Set down the data below from its first line to the line holding "import plotly.graph_objects as go", inclusive; omit all pictures.

# DATA SECTION
## Begin
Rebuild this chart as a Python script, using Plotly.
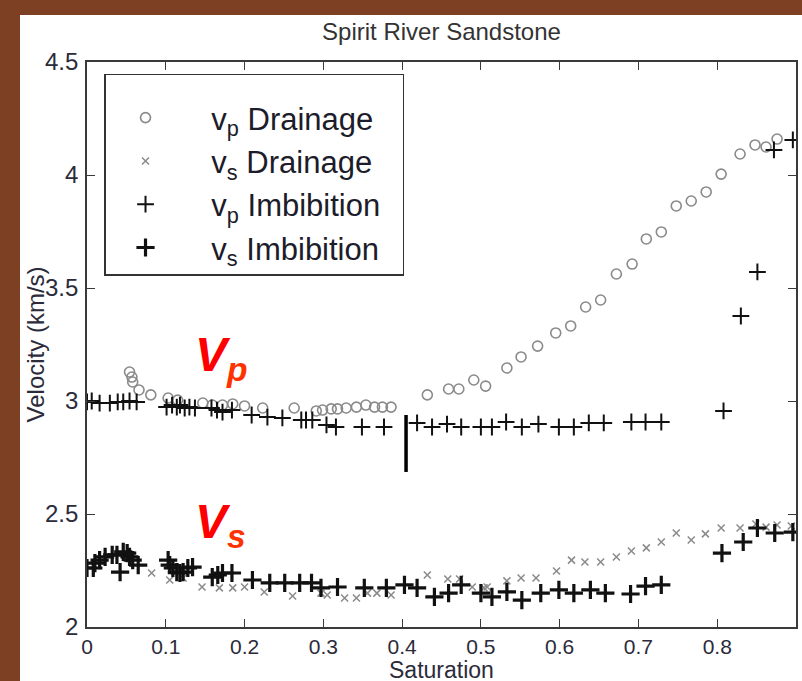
import plotly.graph_objects as go

# Saturation (fraction) and velocity (km/s) for Spirit River Sandstone
vp_drain_s = [0.054, 0.057, 0.058, 0.066, 0.081, 0.103, 0.115, 0.147, 0.159, 0.172,
              0.185, 0.200, 0.223, 0.263, 0.291, 0.299, 0.310, 0.318, 0.329, 0.342,
              0.354, 0.365, 0.375, 0.386, 0.432, 0.459, 0.472, 0.491, 0.506, 0.533,
              0.551, 0.572, 0.595, 0.614, 0.633, 0.652, 0.672, 0.692, 0.710, 0.729,
              0.748, 0.767, 0.786, 0.805, 0.829, 0.848, 0.862, 0.876]
vp_drain_v = [3.128, 3.106, 3.084, 3.049, 3.027, 3.013, 3.004, 2.991, 2.982, 2.982,
              2.987, 2.978, 2.969, 2.969, 2.956, 2.960, 2.965, 2.965, 2.969, 2.973,
              2.982, 2.973, 2.973, 2.973, 3.027, 3.053, 3.053, 3.093, 3.066, 3.146,
              3.195, 3.243, 3.301, 3.332, 3.416, 3.447, 3.562, 3.606, 3.717, 3.748,
              3.863, 3.885, 3.925, 4.004, 4.093, 4.133, 4.124, 4.159]

vs_drain_s = [0.082, 0.105, 0.122, 0.146, 0.168, 0.185, 0.200, 0.225, 0.261, 0.297,
              0.305, 0.327, 0.342, 0.356, 0.368, 0.386, 0.432, 0.458, 0.473, 0.489,
              0.504, 0.508, 0.533, 0.551, 0.570, 0.596, 0.615, 0.632, 0.652, 0.672,
              0.691, 0.710, 0.729, 0.748, 0.767, 0.785, 0.805, 0.829, 0.849, 0.862,
              0.876, 0.894]
vs_drain_v = [2.239, 2.208, 2.217, 2.177, 2.173, 2.173, 2.177, 2.155, 2.137, 2.150,
              2.142, 2.128, 2.128, 2.150, 2.150, 2.142, 2.230, 2.212, 2.212, 2.177,
              2.173, 2.177, 2.204, 2.217, 2.217, 2.248, 2.296, 2.288, 2.288, 2.310,
              2.336, 2.350, 2.376, 2.416, 2.385, 2.412, 2.438, 2.438, 2.456, 2.442,
              2.451, 2.447]

vp_imb_s = [0.000, 0.006, 0.016, 0.029, 0.039, 0.046, 0.054, 0.063, 0.101, 0.108,
            0.114, 0.118, 0.124, 0.130, 0.137, 0.158, 0.165, 0.172, 0.184, 0.209,
            0.229, 0.248, 0.272, 0.278, 0.286, 0.304, 0.316, 0.349, 0.377, 0.419,
            0.438, 0.457, 0.475, 0.500, 0.514, 0.532, 0.552, 0.573, 0.599, 0.618,
            0.637, 0.656, 0.691, 0.709, 0.729, 0.808, 0.830, 0.851, 0.872, 0.896]
vp_imb_v = [2.996, 3.000, 2.991, 2.991, 2.996, 2.996, 3.000, 2.996, 2.973, 2.982,
            2.973, 2.982, 2.969, 2.973, 2.969, 2.969, 2.960, 2.951, 2.960, 2.938,
            2.929, 2.925, 2.916, 2.916, 2.916, 2.894, 2.885, 2.885, 2.885, 2.903,
            2.885, 2.898, 2.885, 2.885, 2.885, 2.907, 2.885, 2.898, 2.885, 2.885,
            2.903, 2.903, 2.907, 2.907, 2.907, 2.956, 3.376, 3.571, 4.111, 4.155]

vs_imb_s = [0.000, 0.008, 0.010, 0.016, 0.023, 0.032, 0.038, 0.042, 0.046, 0.051,
            0.054, 0.058, 0.065, 0.103, 0.105, 0.109, 0.114, 0.118, 0.122, 0.128,
            0.134, 0.159, 0.166, 0.172, 0.184, 0.210, 0.232, 0.251, 0.270, 0.285,
            0.297, 0.318, 0.352, 0.380, 0.403, 0.419, 0.441, 0.459, 0.475, 0.500,
            0.514, 0.533, 0.552, 0.576, 0.599, 0.618, 0.639, 0.658, 0.690, 0.709,
            0.729, 0.806, 0.833, 0.851, 0.873, 0.896]
vs_imb_v = [2.261, 2.261, 2.283, 2.296, 2.310, 2.319, 2.319, 2.243, 2.332, 2.327,
            2.310, 2.296, 2.274, 2.296, 2.274, 2.261, 2.243, 2.239, 2.243, 2.261,
            2.265, 2.221, 2.230, 2.239, 2.239, 2.208, 2.195, 2.195, 2.195, 2.195,
            2.173, 2.177, 2.173, 2.173, 2.186, 2.173, 2.133, 2.150, 2.186, 2.150,
            2.133, 2.155, 2.119, 2.150, 2.164, 2.150, 2.164, 2.150, 2.146, 2.181,
            2.186, 2.327, 2.376, 2.438, 2.416, 2.420]

# vertical spread bar near 40% saturation
bar_s = [0.405, 0.405]
bar_v = [2.686, 2.938]

x_ticks = [0, 0.1, 0.2, 0.3, 0.4, 0.5, 0.6, 0.7, 0.8]
x_tick_text = ["0", "0.1", "0.2", "0.3", "0.4", "0.5", "0.6", "0.7", "0.8"]
y_ticks = [2, 2.5, 3, 3.5, 4, 4.5]
y_tick_text = ["2", "2.5", "3", "3.5", "4", "4.5"]

FONT = "Liberation Sans, Arial, sans-serif"
AXIS_COLOR = "#3a3a3a"
TEXT_COLOR = "#2b2b3a"
PAD = "\u00a0\u00a0\u00a0"
TAIL = "\u00a0\u00a0"

fig = go.Figure()

fig.add_trace(go.Scatter(
    x=vp_drain_s, y=vp_drain_v, mode="markers", name=PAD + "v<sub>p</sub> Drainage" + TAIL,
    marker=dict(symbol="circle-open", size=10, color="#8a8a8a", line=dict(width=1.6, color="#8a8a8a")),
))
fig.add_trace(go.Scatter(
    x=vs_drain_s, y=vs_drain_v, mode="markers", name=PAD + "v<sub>s</sub> Drainage" + TAIL,
    marker=dict(symbol="x-thin", size=7, color="#8a8a8a", line=dict(width=1.5, color="#8a8a8a")),
))
fig.add_trace(go.Scatter(
    x=vp_imb_s, y=vp_imb_v, mode="markers", name=PAD + "v<sub>p</sub> Imbibition" + TAIL,
    marker=dict(symbol="cross-thin", size=12, color="#111", line=dict(width=2, color="#111")),
))
fig.add_trace(go.Scatter(
    x=vs_imb_s, y=vs_imb_v, mode="markers", name=PAD + "v<sub>s</sub> Imbibition" + TAIL,
    marker=dict(symbol="cross-thin", size=13, color="#111", line=dict(width=3.2, color="#111")),
))
fig.add_trace(go.Scatter(
    x=bar_s, y=bar_v, mode="lines", showlegend=False,
    line=dict(color="#000", width=3.5),
))

# red wave-type labels
fig.add_annotation(x=0.135, y=3.19, xref="x", yref="y", xanchor="left", yanchor="middle",
                   text="<b><i>V<sub><span style='color:#ff3300'>p</span></sub></i></b>",
                   showarrow=False, font=dict(family=FONT, size=48, color="#ff0000"))
fig.add_annotation(x=0.135, y=2.45, xref="x", yref="y", xanchor="left", yanchor="middle",
                   text="<b><i>V<sub><span style='color:#ff3300'>s</span></sub></i></b>",
                   showarrow=False, font=dict(family=FONT, size=48, color="#ff0000"))

# axis titles
fig.add_annotation(x=-0.072, y=0.5, xref="paper", yref="paper", xanchor="center", yanchor="middle",
                   text="Velocity (km/s)", textangle=-90, showarrow=False,
                   font=dict(family=FONT, size=24, color=TEXT_COLOR))
fig.add_annotation(x=0.5, y=-0.0755, xref="paper", yref="paper", xanchor="center", yanchor="middle",
                   text="Saturation", showarrow=False,
                   font=dict(family=FONT, size=23, color=TEXT_COLOR))

# white slide panel over the brown backdrop
fig.add_shape(type="rect", xref="paper", yref="paper", x0=-0.0945, x1=1.01, y0=-0.1, y1=1.083,
              fillcolor="white", line=dict(width=0), layer="below")

axis_common = dict(
    showgrid=False, zeroline=False, showline=True, linecolor=AXIS_COLOR, linewidth=1.6,
    mirror="ticks", ticks="inside", ticklen=8, tickwidth=1.4, tickcolor=AXIS_COLOR,
)

fig.update_layout(
    width=802, height=681,
    margin=dict(l=87, r=4, t=62, b=54),
    paper_bgcolor="#7e4022",
    plot_bgcolor="white",
    title=dict(text="Spirit River Sandstone", x=0.5, xref="paper", y=1 - 32 / 681, yanchor="middle",
               font=dict(family=FONT, size=24, color="#333")),
    xaxis=dict(range=[0, 0.9], tickvals=x_ticks, ticktext=x_tick_text, ticklabelstandoff=0,
               tickfont=dict(family=FONT, size=21, color=TEXT_COLOR), **axis_common),
    yaxis=dict(range=[2, 4.5], tickvals=y_ticks, ticktext=y_tick_text, ticklabelstandoff=2,
               tickfont=dict(family=FONT, size=24, color=TEXT_COLOR), **axis_common),
    legend=dict(x=0.024, y=0.979, xanchor="left", yanchor="top", bgcolor="white",
                bordercolor="#333", borderwidth=1.5, itemwidth=70,
                title=dict(text="\u00a0", font=dict(family=FONT, size=12)),
                font=dict(family=FONT, size=31, color="#1c1c2a")),
    showlegend=True,
)

fig.write_html("out.html")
## End
# FINISHED ANSWER
Rebuild this chart as a Python script, using Plotly.
import plotly.graph_objects as go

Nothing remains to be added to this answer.